An diesen Veranstaltungen nahmen neben Aserbaidschanern auch Einheimische und Vertreter befreundeter Diaspora-Gemeinschaften teil. Die Teilnehmer betonten, dass das Massaker von Chodschali gemäss den UN-Resolutionen als Völkermord einzustufen ist, und hoben hervor, dass bereits 24 US-Bundesstaaten den Chodschali-Genozid anerkannt haben. Sie erklärten, dass Aserbaidschan, die weltweite aserbaidschanische Gemeinschaft und die gesamte türkische Welt eine gerechte Haltung der internationalen Gemeinschaft zur Chodschali-Tragödie fordern. Der Ruf nach “Gerechtigkeit für Chodschali!” erklang immer wieder bei diesen Veranstaltungen.

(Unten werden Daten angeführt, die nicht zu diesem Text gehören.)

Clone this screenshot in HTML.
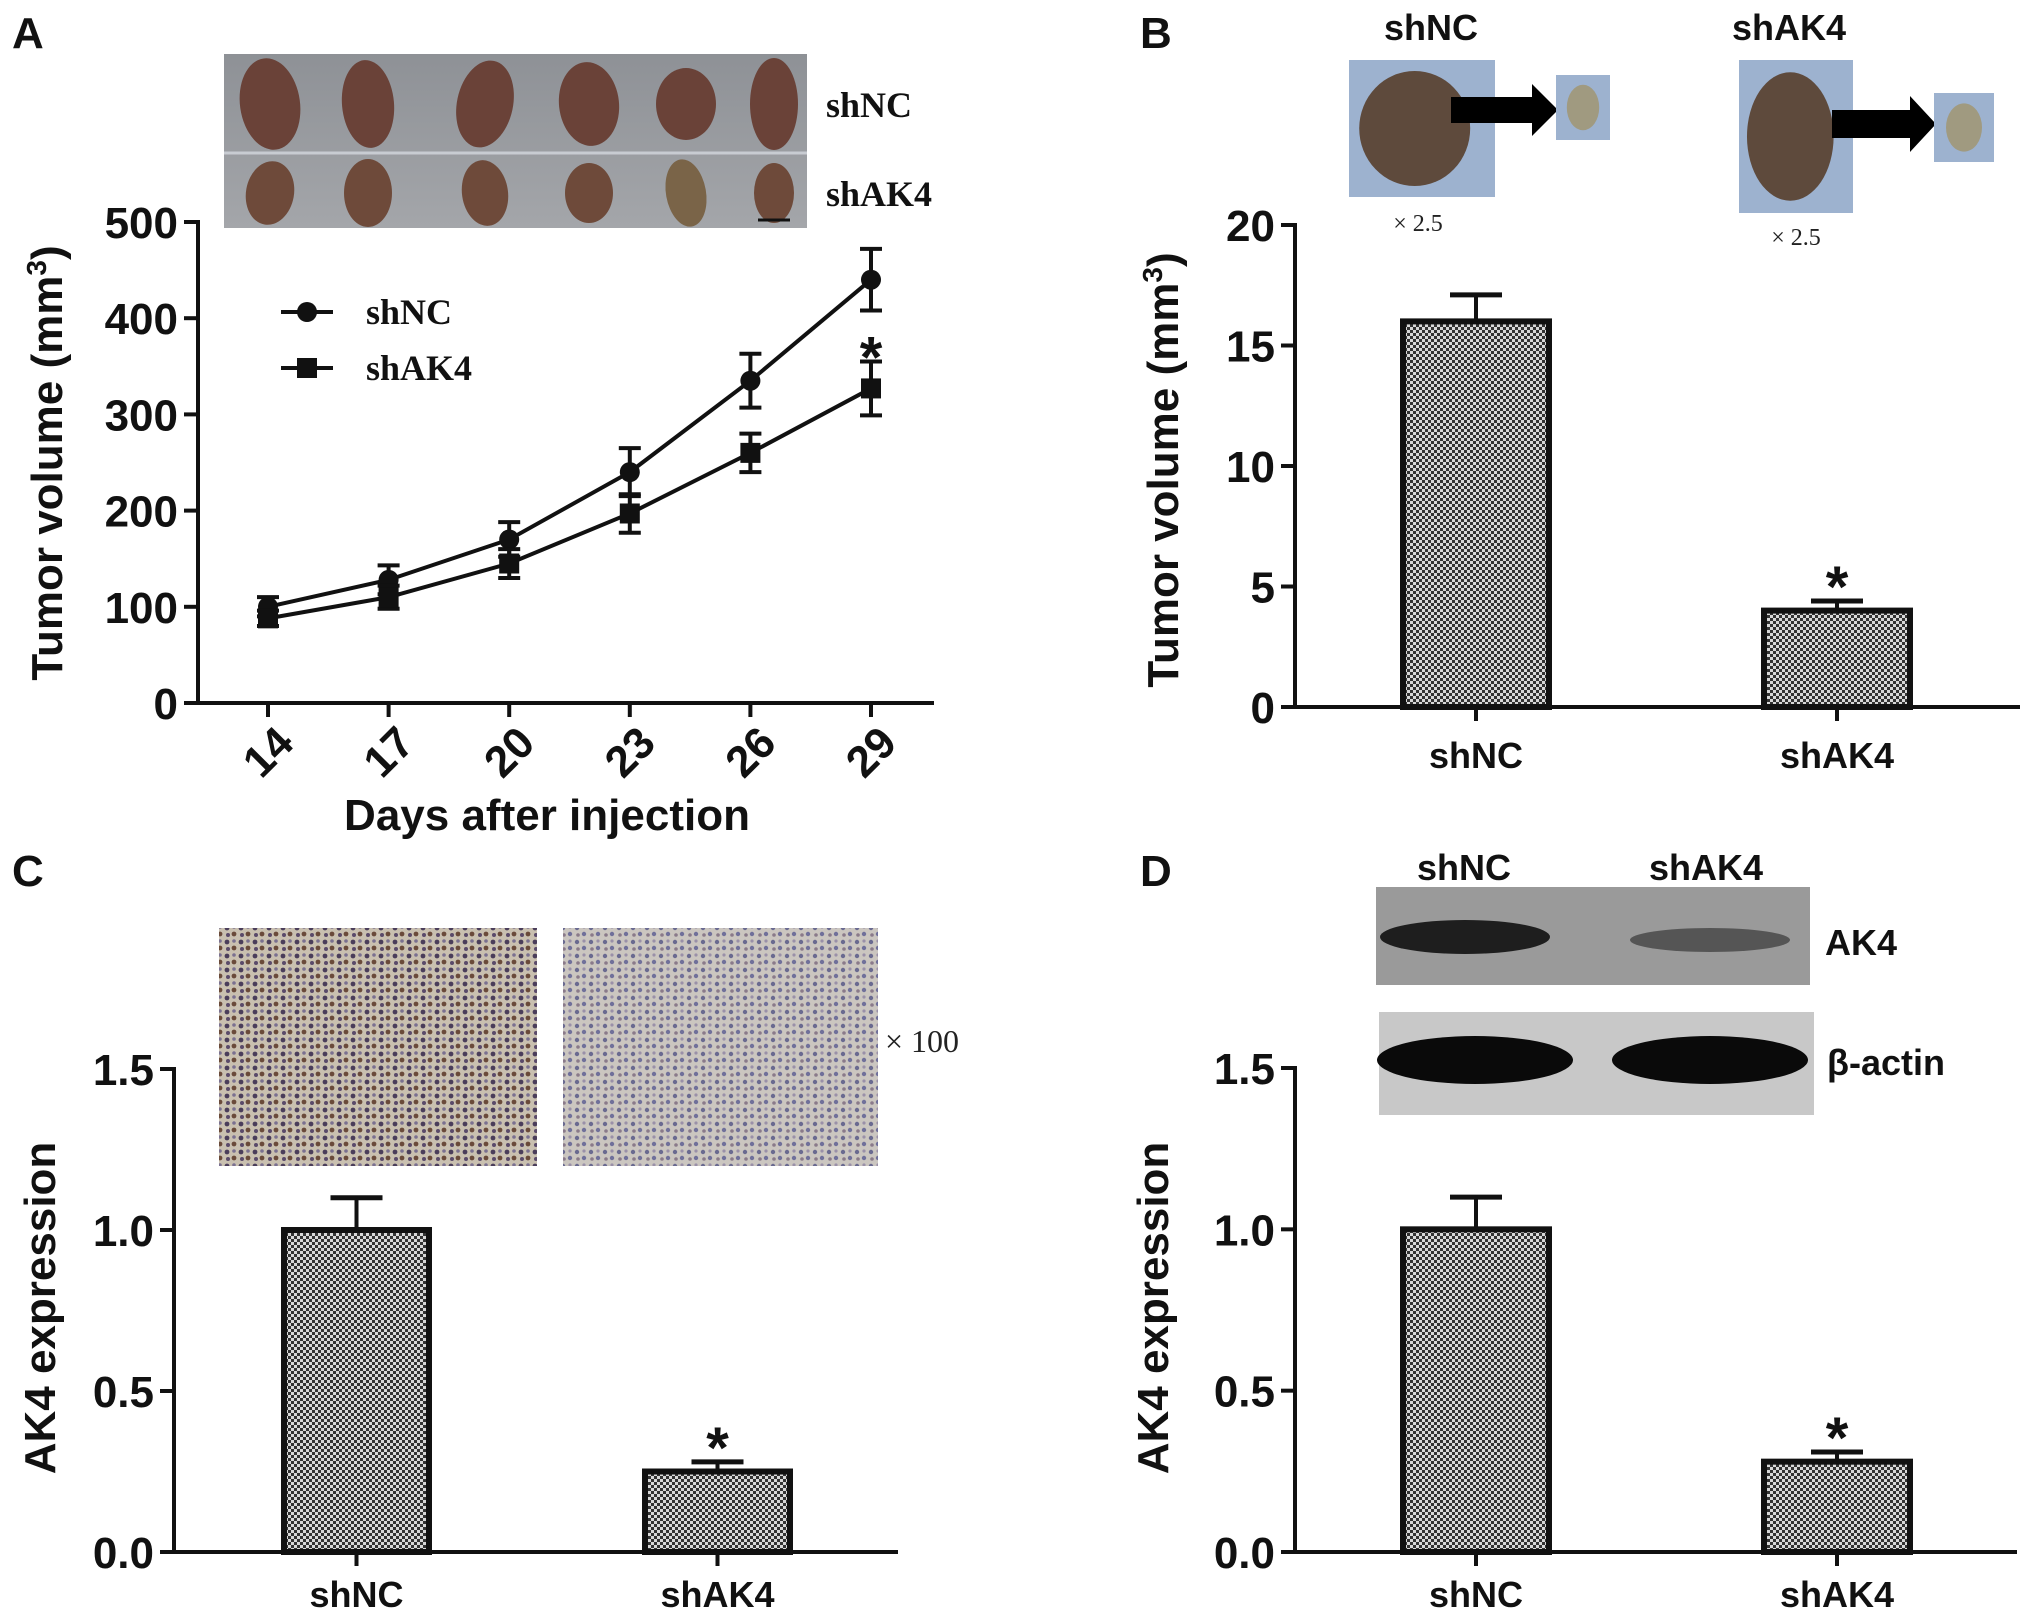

Darüber hinaus wurde im Rahmen des Projekts “Geschichte Aserbaidschans”, das gemeinsam von der Mediengruppe ELTV in Kanada und dem aserbaidschanischen Kunst- und Kulturzentrum “Veten” organisiert wurde, ein kurzer Dokumentarfilm über die Tragödie von Chodschali produziert.
Ich bin überzeugt, dass die Diaspora-Organisationen ihre Bemühungen fortsetzen müssen, um die internationale Anerkennung des Chodschali-Genozids zu erreichen. Diaspora-Aktivisten sollten Artikel in den Medien ihrer jeweiligen Länder veröffentlichen, und aserbaidschanische Juristen im Ausland sollten der Gesellschaft erklären, dass es sich bei der Tragödie von Chodschali um einen Völkermord handelt.
Die Welt darf den Chodschali-Genozid nicht vergessen.
Wir fordern Gerechtigkeit für Chodschali!